**EXERCISE OBJECTIVE**
Set down the full listing exactly as given. Any pictures are to be left out.

**RECORDED DATA**
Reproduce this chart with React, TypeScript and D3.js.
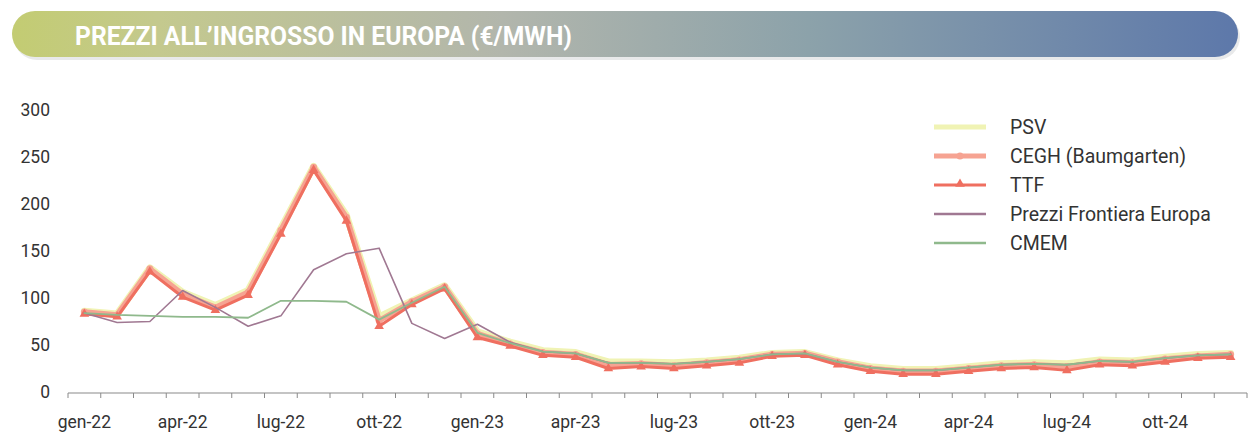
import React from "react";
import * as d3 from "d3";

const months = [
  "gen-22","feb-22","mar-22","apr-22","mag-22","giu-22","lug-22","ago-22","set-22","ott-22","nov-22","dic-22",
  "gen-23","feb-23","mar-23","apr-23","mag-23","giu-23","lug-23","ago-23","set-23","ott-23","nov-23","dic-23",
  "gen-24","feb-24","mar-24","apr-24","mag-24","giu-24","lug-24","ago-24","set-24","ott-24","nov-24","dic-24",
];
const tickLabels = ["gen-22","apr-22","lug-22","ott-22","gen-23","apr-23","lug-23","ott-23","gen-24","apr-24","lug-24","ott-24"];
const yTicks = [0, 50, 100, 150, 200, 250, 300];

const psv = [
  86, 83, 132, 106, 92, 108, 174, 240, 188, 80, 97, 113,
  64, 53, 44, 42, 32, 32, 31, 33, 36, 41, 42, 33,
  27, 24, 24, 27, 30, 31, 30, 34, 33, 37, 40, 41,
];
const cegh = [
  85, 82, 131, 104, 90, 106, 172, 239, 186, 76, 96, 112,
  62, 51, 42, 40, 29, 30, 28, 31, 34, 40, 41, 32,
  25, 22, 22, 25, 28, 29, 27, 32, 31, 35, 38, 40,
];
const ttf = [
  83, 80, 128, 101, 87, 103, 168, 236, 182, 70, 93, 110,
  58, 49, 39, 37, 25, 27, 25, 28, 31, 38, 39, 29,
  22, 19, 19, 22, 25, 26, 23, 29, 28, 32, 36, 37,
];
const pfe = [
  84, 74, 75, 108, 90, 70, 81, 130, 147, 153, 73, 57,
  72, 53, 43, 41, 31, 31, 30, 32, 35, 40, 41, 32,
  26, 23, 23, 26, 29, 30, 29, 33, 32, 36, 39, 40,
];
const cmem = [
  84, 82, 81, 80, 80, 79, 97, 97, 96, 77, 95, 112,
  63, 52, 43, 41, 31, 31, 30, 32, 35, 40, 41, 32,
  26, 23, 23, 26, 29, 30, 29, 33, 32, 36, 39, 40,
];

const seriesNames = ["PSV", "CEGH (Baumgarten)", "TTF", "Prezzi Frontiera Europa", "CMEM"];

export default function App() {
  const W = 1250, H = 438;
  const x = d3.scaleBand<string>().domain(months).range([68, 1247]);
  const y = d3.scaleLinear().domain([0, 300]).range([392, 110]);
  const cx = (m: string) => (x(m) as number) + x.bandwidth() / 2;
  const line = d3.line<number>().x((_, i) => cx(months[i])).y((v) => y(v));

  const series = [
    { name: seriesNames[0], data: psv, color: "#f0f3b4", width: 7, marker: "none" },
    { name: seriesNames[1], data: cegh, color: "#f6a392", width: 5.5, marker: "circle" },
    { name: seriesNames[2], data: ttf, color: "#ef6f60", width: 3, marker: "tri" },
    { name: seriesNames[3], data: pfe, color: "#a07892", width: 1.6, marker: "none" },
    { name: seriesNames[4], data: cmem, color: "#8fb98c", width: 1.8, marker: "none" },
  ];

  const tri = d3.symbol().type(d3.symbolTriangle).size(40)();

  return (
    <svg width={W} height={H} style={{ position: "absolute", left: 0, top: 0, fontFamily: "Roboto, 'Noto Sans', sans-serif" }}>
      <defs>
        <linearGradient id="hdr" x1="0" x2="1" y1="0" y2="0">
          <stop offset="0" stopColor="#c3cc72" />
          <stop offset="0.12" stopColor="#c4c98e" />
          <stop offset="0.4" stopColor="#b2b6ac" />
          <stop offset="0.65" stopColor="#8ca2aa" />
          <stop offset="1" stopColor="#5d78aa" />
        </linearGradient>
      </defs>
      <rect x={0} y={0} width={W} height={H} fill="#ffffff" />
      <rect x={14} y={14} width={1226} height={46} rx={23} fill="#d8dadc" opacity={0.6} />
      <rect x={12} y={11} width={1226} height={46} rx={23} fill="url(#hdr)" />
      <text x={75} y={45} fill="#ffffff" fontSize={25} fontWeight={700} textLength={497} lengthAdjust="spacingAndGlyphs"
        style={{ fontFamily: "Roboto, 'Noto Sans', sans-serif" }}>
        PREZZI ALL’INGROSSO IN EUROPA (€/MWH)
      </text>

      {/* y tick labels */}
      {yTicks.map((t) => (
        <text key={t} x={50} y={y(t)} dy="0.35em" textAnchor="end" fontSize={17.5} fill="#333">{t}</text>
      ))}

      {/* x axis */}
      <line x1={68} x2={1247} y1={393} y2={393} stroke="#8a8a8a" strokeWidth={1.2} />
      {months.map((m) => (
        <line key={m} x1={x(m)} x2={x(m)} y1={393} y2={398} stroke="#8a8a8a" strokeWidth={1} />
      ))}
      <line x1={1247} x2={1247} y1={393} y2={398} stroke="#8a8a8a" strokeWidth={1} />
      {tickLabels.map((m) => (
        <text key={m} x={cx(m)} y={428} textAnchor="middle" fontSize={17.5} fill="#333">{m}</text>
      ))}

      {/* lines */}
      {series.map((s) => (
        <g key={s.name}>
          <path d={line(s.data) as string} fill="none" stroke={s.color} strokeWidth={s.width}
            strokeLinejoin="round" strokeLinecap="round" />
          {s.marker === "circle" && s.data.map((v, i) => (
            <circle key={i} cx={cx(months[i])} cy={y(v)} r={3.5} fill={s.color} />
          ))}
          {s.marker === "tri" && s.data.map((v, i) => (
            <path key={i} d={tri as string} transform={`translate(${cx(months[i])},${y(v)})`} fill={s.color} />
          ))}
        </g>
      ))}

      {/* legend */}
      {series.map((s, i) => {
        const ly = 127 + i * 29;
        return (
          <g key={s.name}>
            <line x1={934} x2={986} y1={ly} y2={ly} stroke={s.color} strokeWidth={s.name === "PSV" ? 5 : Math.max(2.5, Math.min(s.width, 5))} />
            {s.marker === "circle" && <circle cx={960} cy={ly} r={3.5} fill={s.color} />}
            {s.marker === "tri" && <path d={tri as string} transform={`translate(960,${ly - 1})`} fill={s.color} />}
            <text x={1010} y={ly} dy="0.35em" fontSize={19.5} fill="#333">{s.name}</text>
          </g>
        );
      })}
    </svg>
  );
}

**COMPLETED TASK**
Reproduce this chart with React, TypeScript and D3.js.
import React from "react";
import * as d3 from "d3";

const months = [
  "gen-22","feb-22","mar-22","apr-22","mag-22","giu-22","lug-22","ago-22","set-22","ott-22","nov-22","dic-22",
  "gen-23","feb-23","mar-23","apr-23","mag-23","giu-23","lug-23","ago-23","set-23","ott-23","nov-23","dic-23",
  "gen-24","feb-24","mar-24","apr-24","mag-24","giu-24","lug-24","ago-24","set-24","ott-24","nov-24","dic-24",
];
const tickLabels = ["gen-22","apr-22","lug-22","ott-22","gen-23","apr-23","lug-23","ott-23","gen-24","apr-24","lug-24","ott-24"];
const yTicks = [0, 50, 100, 150, 200, 250, 300];

const psv = [
  86, 83, 132, 106, 92, 108, 174, 240, 188, 80, 97, 113,
  64, 53, 44, 42, 32, 32, 31, 33, 36, 41, 42, 33,
  27, 24, 24, 27, 30, 31, 30, 34, 33, 37, 40, 41,
];
const cegh = [
  85, 82, 131, 104, 90, 106, 172, 239, 186, 76, 96, 112,
  62, 51, 42, 40, 29, 30, 28, 31, 34, 40, 41, 32,
  25, 22, 22, 25, 28, 29, 27, 32, 31, 35, 38, 40,
];
const ttf = [
  83, 80, 128, 101, 87, 103, 168, 236, 182, 70, 93, 110,
  58, 49, 39, 37, 25, 27, 25, 28, 31, 38, 39, 29,
  22, 19, 19, 22, 25, 26, 23, 29, 28, 32, 36, 37,
];
const pfe = [
  84, 74, 75, 108, 90, 70, 81, 130, 147, 153, 73, 57,
  72, 53, 43, 41, 31, 31, 30, 32, 35, 40, 41, 32,
  26, 23, 23, 26, 29, 30, 29, 33, 32, 36, 39, 40,
];
const cmem = [
  84, 82, 81, 80, 80, 79, 97, 97, 96, 77, 95, 112,
  63, 52, 43, 41, 31, 31, 30, 32, 35, 40, 41, 32,
  26, 23, 23, 26, 29, 30, 29, 33, 32, 36, 39, 40,
];

const seriesNames = ["PSV", "CEGH (Baumgarten)", "TTF", "Prezzi Frontiera Europa", "CMEM"];

export default function App() {
  const W = 1250, H = 438;
  const x = d3.scaleBand<string>().domain(months).range([68, 1247]);
  const y = d3.scaleLinear().domain([0, 300]).range([392, 110]);
  const cx = (m: string) => (x(m) as number) + x.bandwidth() / 2;
  const line = d3.line<number>().x((_, i) => cx(months[i])).y((v) => y(v));

  const series = [
    { name: seriesNames[0], data: psv, color: "#f0f3b4", width: 7, marker: "none" },
    { name: seriesNames[1], data: cegh, color: "#f6a392", width: 5.5, marker: "circle" },
    { name: seriesNames[2], data: ttf, color: "#ef6f60", width: 3, marker: "tri" },
    { name: seriesNames[3], data: pfe, color: "#a07892", width: 1.6, marker: "none" },
    { name: seriesNames[4], data: cmem, color: "#8fb98c", width: 1.8, marker: "none" },
  ];

  const tri = d3.symbol().type(d3.symbolTriangle).size(40)();

  return (
    <svg width={W} height={H} style={{ position: "absolute", left: 0, top: 0, fontFamily: "Roboto, 'Noto Sans', sans-serif" }}>
      <defs>
        <linearGradient id="hdr" x1="0" x2="1" y1="0" y2="0">
          <stop offset="0" stopColor="#c3cc72" />
          <stop offset="0.12" stopColor="#c4c98e" />
          <stop offset="0.4" stopColor="#b2b6ac" />
          <stop offset="0.65" stopColor="#8ca2aa" />
          <stop offset="1" stopColor="#5d78aa" />
        </linearGradient>
      </defs>
      <rect x={0} y={0} width={W} height={H} fill="#ffffff" />
      <rect x={14} y={14} width={1226} height={46} rx={23} fill="#d8dadc" opacity={0.6} />
      <rect x={12} y={11} width={1226} height={46} rx={23} fill="url(#hdr)" />
      <text x={75} y={45} fill="#ffffff" fontSize={25} fontWeight={700} textLength={497} lengthAdjust="spacingAndGlyphs"
        style={{ fontFamily: "Roboto, 'Noto Sans', sans-serif" }}>
        PREZZI ALL’INGROSSO IN EUROPA (€/MWH)
      </text>

      {/* y tick labels */}
      {yTicks.map((t) => (
        <text key={t} x={50} y={y(t)} dy="0.35em" textAnchor="end" fontSize={17.5} fill="#333">{t}</text>
      ))}

      {/* x axis */}
      <line x1={68} x2={1247} y1={393} y2={393} stroke="#8a8a8a" strokeWidth={1.2} />
      {months.map((m) => (
        <line key={m} x1={x(m)} x2={x(m)} y1={393} y2={398} stroke="#8a8a8a" strokeWidth={1} />
      ))}
      <line x1={1247} x2={1247} y1={393} y2={398} stroke="#8a8a8a" strokeWidth={1} />
      {tickLabels.map((m) => (
        <text key={m} x={cx(m)} y={428} textAnchor="middle" fontSize={17.5} fill="#333">{m}</text>
      ))}

      {/* lines */}
      {series.map((s) => (
        <g key={s.name}>
          <path d={line(s.data) as string} fill="none" stroke={s.color} strokeWidth={s.width}
            strokeLinejoin="round" strokeLinecap="round" />
          {s.marker === "circle" && s.data.map((v, i) => (
            <circle key={i} cx={cx(months[i])} cy={y(v)} r={3.5} fill={s.color} />
          ))}
          {s.marker === "tri" && s.data.map((v, i) => (
            <path key={i} d={tri as string} transform={`translate(${cx(months[i])},${y(v)})`} fill={s.color} />
          ))}
        </g>
      ))}

      {/* legend */}
      {series.map((s, i) => {
        const ly = 127 + i * 29;
        return (
          <g key={s.name}>
            <line x1={934} x2={986} y1={ly} y2={ly} stroke={s.color} strokeWidth={s.name === "PSV" ? 5 : Math.max(2.5, Math.min(s.width, 5))} />
            {s.marker === "circle" && <circle cx={960} cy={ly} r={3.5} fill={s.color} />}
            {s.marker === "tri" && <path d={tri as string} transform={`translate(960,${ly - 1})`} fill={s.color} />}
            <text x={1010} y={ly} dy="0.35em" fontSize={19.5} fill="#333">{s.name}</text>
          </g>
        );
      })}
    </svg>
  );
}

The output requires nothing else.